McLean writes: "John Golding’s book 'Paths to the Absolute' traces the numinous aspects of abstract painting from their beginnings in the works of Kandinsky, Malevich, and Mondrian to the development of those qualities in the paintings of the Americans Pollock, Newman, Rothko and Still. Perehudoff’s work fits into the kind of epiphanic painting characterised by Golding. ... I cannot think of any other artist who rang so many changes on colour: light hues, dark hues, primary, secondary, tertiary, quaternary and so on… dissonances and harmonies, thick paint and thin, sometimes all on the same canvas, with an exquisite sense of placement. And all this without ever losing tension across the painting."
Link to Post:
http://leftbankartblog.blogspot.com/2013/03/once-more-with-helen.html
Carl Belz recalls how the installation of the 1981 exhibition Frankenthaler: The 1950s at the Rose Art Museum became "a memorable collaboration with the artist herself."
Belz writes: "We walked through the show together, Helen looking quietly at the pictures, remembering them, for in many cases she had not seen them in the flesh since they left her hand more than 20 years earlier. Certainly she had not seen them assembled as she was seeing them at that moment, and I began to realize that what I assumed was a triumph--the full spectrum of her first decade of achievement--was also her vulnerability, a laying bare of her initial urge in the direction of genuinely ambitious painting.

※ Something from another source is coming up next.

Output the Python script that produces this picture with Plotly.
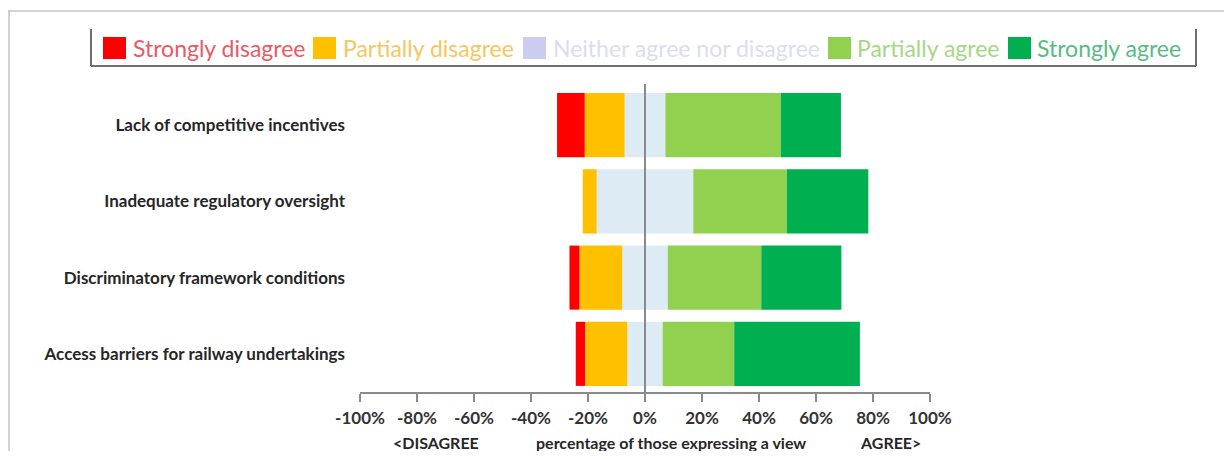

She admitted as much, acknowledging the nervousness she had felt on her way to the museum, but she also said she was deeply satisfied with how everything looked, and she congratulated me for my knowledge of, and sensitivity to, the work, asking in conclusion if I would mind if we rearranged a few pictures."
Link to Post:
http://hyperallergic.com/65270/the-painterly-cravings-of-larry-poons/
Jason Andrew blogs about the exhibition Larry Poons: New Paintings at Loretta Howard Gallery, New York, on view through March 2, 2013.

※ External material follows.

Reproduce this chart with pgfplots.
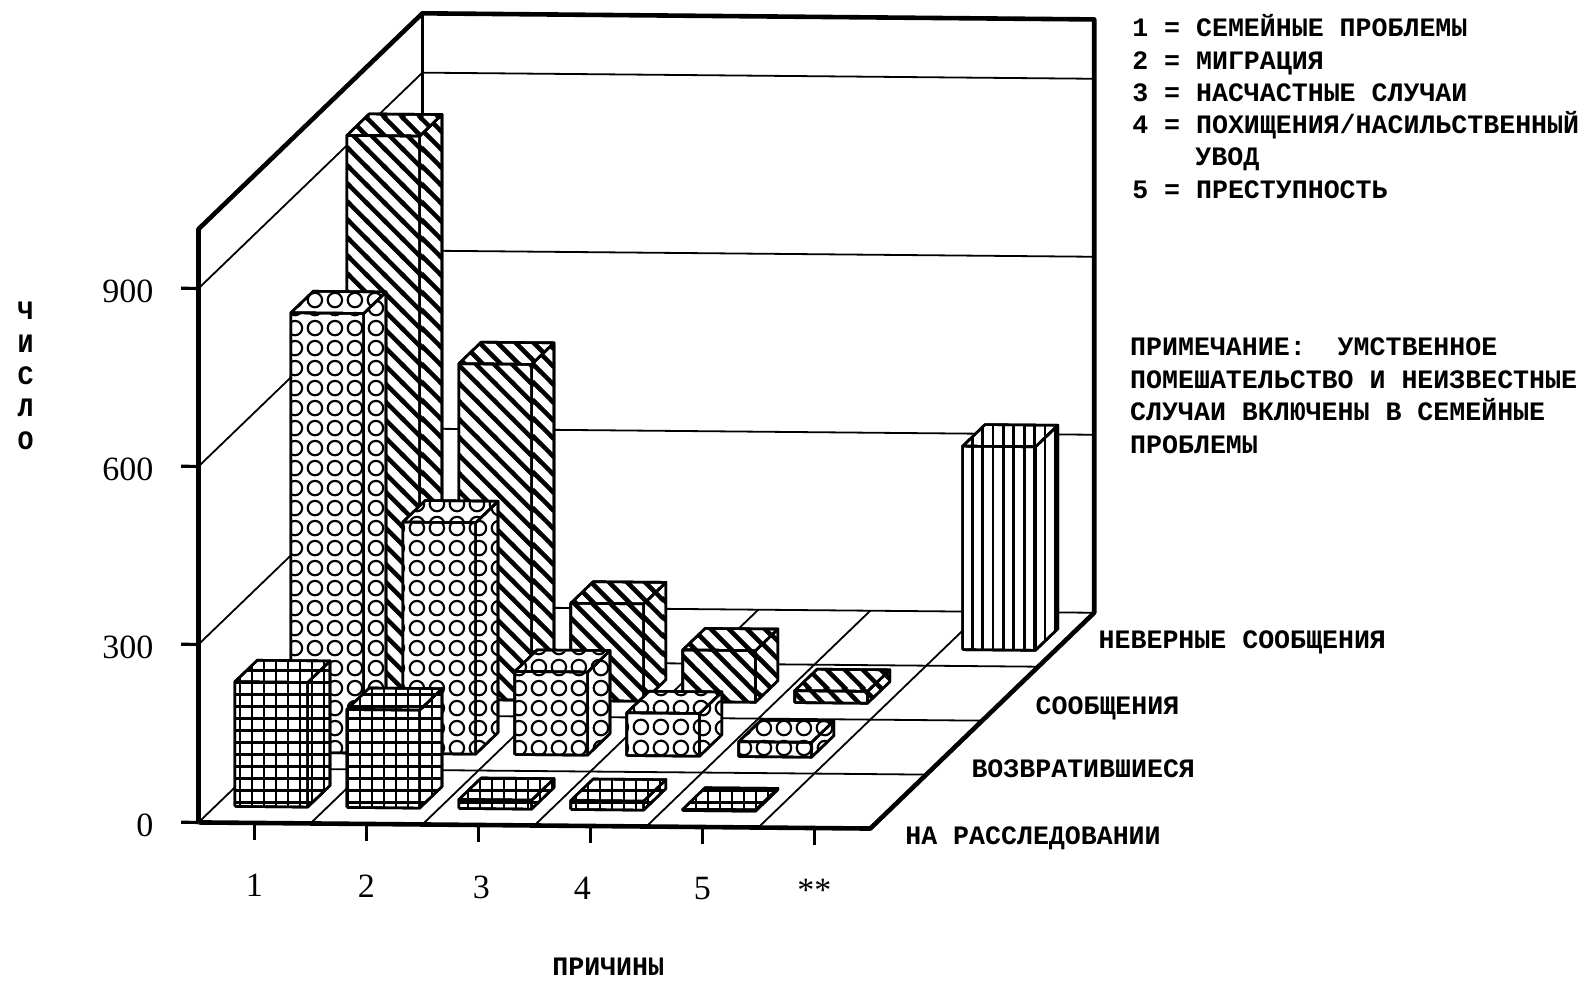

Andrew writes: "I take a step back from the frame and then focus on the surface. Each painting, every one, radiates a Dionysian surge of color against color, paint against paint. If my observations seem general it’s because Poons wants us to see rather than contextualize. He wants us to feel rather than interpret. In pure painting terms, it’s the essence of these paintings that comes out and bowls you over. They originate from chromatic worlds of music and color, creating along the way a visual and emotional sensation ripe with gesture, raw energy, and improvisation."
Link to Post:
http://elisabethcondon.blogspot.com/2013/02/from-color-field-to-figure-friday-in.html
Elisabeth Condon photo blogs visits to several painting shows on view in Chelsea: Peter Williams at Foxy Production (through March 23) Charlie Roberts: Girl Power at Kravets Wheby (through February 23) Shinique Smith: Bold As Love at James Cohan Gallery (through March 16), and Caro, Frankenthaler, Louis, Motherwell, Noland, Olitski, Stella, curated by Hayden Dunbar at Paul Kasmin Gallery (through February 23).
Link to Post:
http://www.pirihalasz.com/blog.htm?post=884652
Piri Halasz writes about several current and recent painting exhibitions on view in Manhattan that together provide a sweeping view of abstraction over the last 70 years. The shows include: Conceptual Abstraction at Hunter College's Times Square Gallery, Helen Frankenthaler, Morris Louis, Kenneth Noland and Frank Stella at Mitchell-Innes & Nash (through November 24), Hans Hofmann: Works on Paper from the 1940s at the New York Studio School, curated by Karen Wilkin (through January 5), and Ronnie Landfield: Where It All Began at the Kenny Gallery, High School of Art & Design.